Cancer bill moves forward
Published 11:41 pm Friday, February 1, 2019
A House of Delegates committee on Friday voted unanimously for a substitute bill adding three cancers to the presumptive list for firefighters and certain other first responders.
The move came a day after a subcommittee passed over a vote on the original version of the bill. Suffolk’s Delegate Chris Jones, who chairs the House Appropriations Committee, said the process worked.
“We were able to sit down and work through concerns and have a proper dialogue,” Jones said in a phone interview Friday evening. “It was a very emotional issue and when that’s the case, people tend to say things that they wouldn’t normally say.”
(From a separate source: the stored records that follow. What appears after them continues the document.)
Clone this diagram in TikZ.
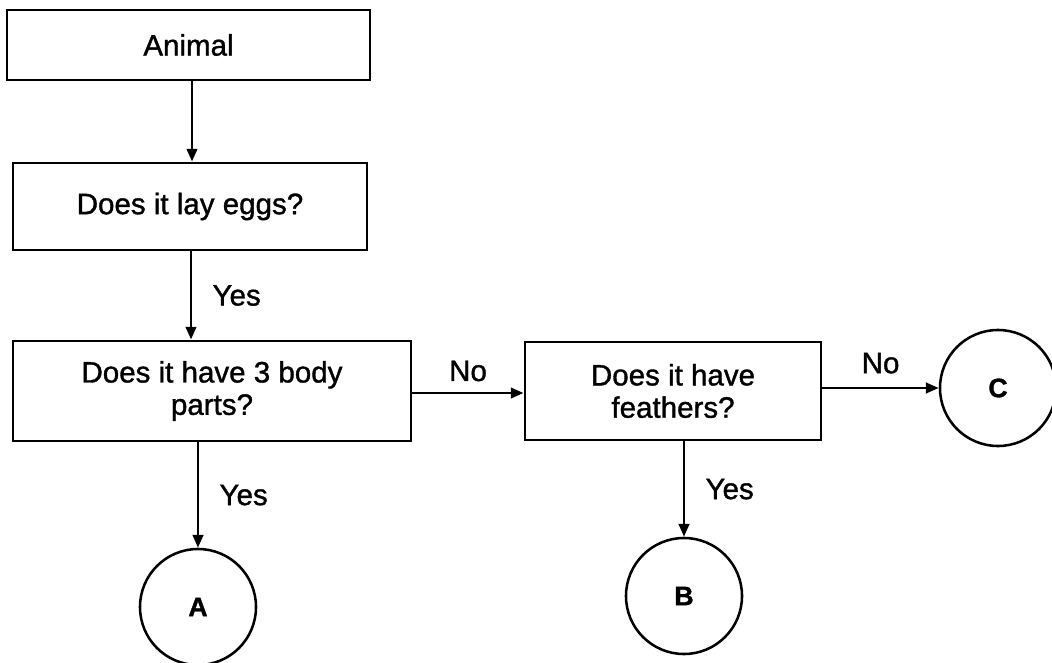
\documentclass[tikz,border=0pt]{standalone}
\usepackage{fontspec}
\setmainfont{Liberation Sans}[FakeBold=1.2]
\newfontfamily\boldish{Liberation Sans}[FakeBold=1.2]
\usepackage{tikz}
\usetikzlibrary{arrows.meta, positioning}

\begin{document}
\begin{tikzpicture}[
    x=0.025cm, y=-0.025cm,
    box/.style={draw, line width=2pt, inner sep=0pt, align=center, font=\fontsize{21}{23}\selectfont\boldish},
    endpt/.style={draw, circle, line width=1.8pt, minimum size=2.9cm, inner sep=0pt, font=\fontsize{19}{21}\selectfont\bfseries},
    arrow/.style={-{Triangle[length=0.32cm, width=0.26cm]}, line width=2pt},
    label/.style={font=\fontsize{21}{23}\selectfont\boldish}
]
\useasboundingbox (0,0) rectangle (1052,663);

% --- Question boxes ---
\node[box, minimum width=9.075cm, minimum height=1.75cm] (animal) at (188.5, 45) {Animal};
\node[box, minimum width=8.85cm, minimum height=2.175cm] (eggs) at (190, 206.5) {Does it lay eggs?};
\node[box, minimum width=9.95cm, minimum height=2.5cm] (body) at (212, 391) {Does it have 3 body\\parts?};
\node[box, minimum width=7.4cm, minimum height=2.45cm] (feath) at (673, 391) {Does it have\\feathers?};

% --- Outcomes ---
\node[endpt] (A) at (198, 607) {A};
\node[endpt] (B) at (684, 596) {B};
\node[endpt] (C) at (998, 388) {C};

% --- Connectors ---
\draw[arrow] (animal.south -| 192, 0) -- (eggs.north -| 192, 0);
\draw[arrow] (eggs.south -| 191, 0) -- node[right, label, xshift=11pt] {Yes} (body.north -| 191, 0);
\draw[arrow] (body.south -| A) -- node[right, label, xshift=11pt] {Yes} (A.north);
\draw[arrow] (feath.south -| B) -- node[right, label, xshift=11pt] {Yes} (B.north);
\draw[arrow] (body.east |- 0, 393) -- node[above, label, yshift=4pt] {No} (feath.west |- 0, 393);
\draw[arrow] (feath.east |- C) -- node[above, label, yshift=6pt] {No} (C.west);

\end{tikzpicture}
\end{document}
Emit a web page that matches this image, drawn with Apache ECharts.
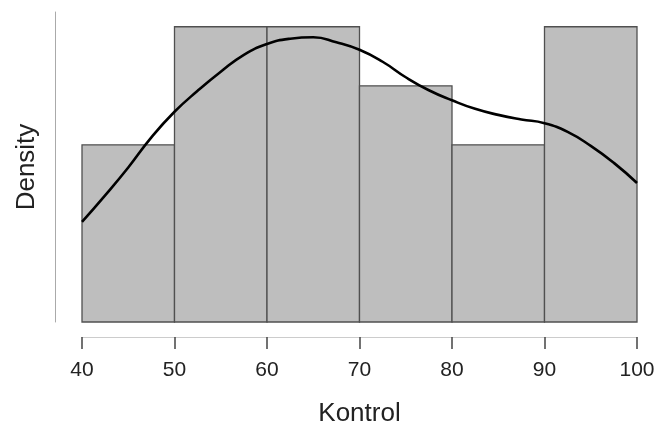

The original bill would have added colon, brain and testicular cancer to the list of “presumptive” cancers for firefighters and certain other first responders. That is, if a person has 12 years of continuous service in that line of work and has that cancer, it would be presumed to be an occupational disease suffered in the line of duty.
The current list includes leukemia, pancreatic, prostate, rectal, throat, ovarian and breast cancers.
According to data from the International Association of Fire Fighters, 61 percent of career firefighter line-of-duty deaths from Jan. 1, 2002, to March 31, 2017, were caused by cancer. The Centers for Disease Control and the National Institute for Occupational Safety and Health found that firefighters have a 9-percent higher risk of being diagnosed with cancer and a 14-percent higher risk of dying from cancer than the general U.S. population.
The original bill also would have removed language some firefighters say has been used to deny them their worker’s compensation benefits.
Thursday’s meeting of the House Appropriations Compensation & Retirement Subcommittee ended without a vote on the bill. Supporters accused Jones of killing the bill and said the General Assembly has been studying the issue for 15 years.
“There was compelling testimony made by those in attendance,” Jones said during Friday’s committee meeting. “Subsequently, people were not happy with the result. They took to doing what some people do when they’re upset; they go to social media and like to post their opinions and their feelings. I understand this is a very emotional issue, because people have lost loved ones.”
Jones said the General Assembly has not studied the issue prior to last December, although it has been discussed for many years. In Friday’s meeting of the House Appropriations Committee, Jones said he learned Virginia’s Joint Legislative Audit and Review Commission, an independent investigative arm of the legislature, is currently studying the issue.
Jones said he contacted stakeholders Friday morning to seek support for a substitute bill that would show a good-faith effort while allowing the study to move forward — “to ensure that we were not trying to kick the can down the street and not address their concern,” he said in Friday’s meeting.
The substitute bill would add the three cancers to the presumptive list but not remove the language about exposure to toxins, which some first responders say has been used to deny them their benefits because they cannot pinpoint to which toxin they were exposed and on which call.
Jones said some believe the bar is set too high for some of those affected to get coverage. But if it’s not high enough, some could claim lifestyle or genetics played a role in the first responder’s cancer.
The substitute also added a re-enactment clause, meaning the bill would have to pass the legislature again next year before becoming law. That will give time for the study — which has been moved ahead of other studies on JLARC’s workload — to be completed.
“When they come back next year, we will have benefit of the work that has been done,” Jones said.
Erin Rice with Virginia Professional Fire Fighters said the organization supports the substitute.
“We are eagerly looking forward to the JLARC study and having continuous dialogue about this issue,” she said. “It’s important to our people, because it’s personal.”
Jones said the bill could come to a vote in the full House as soon as Monday.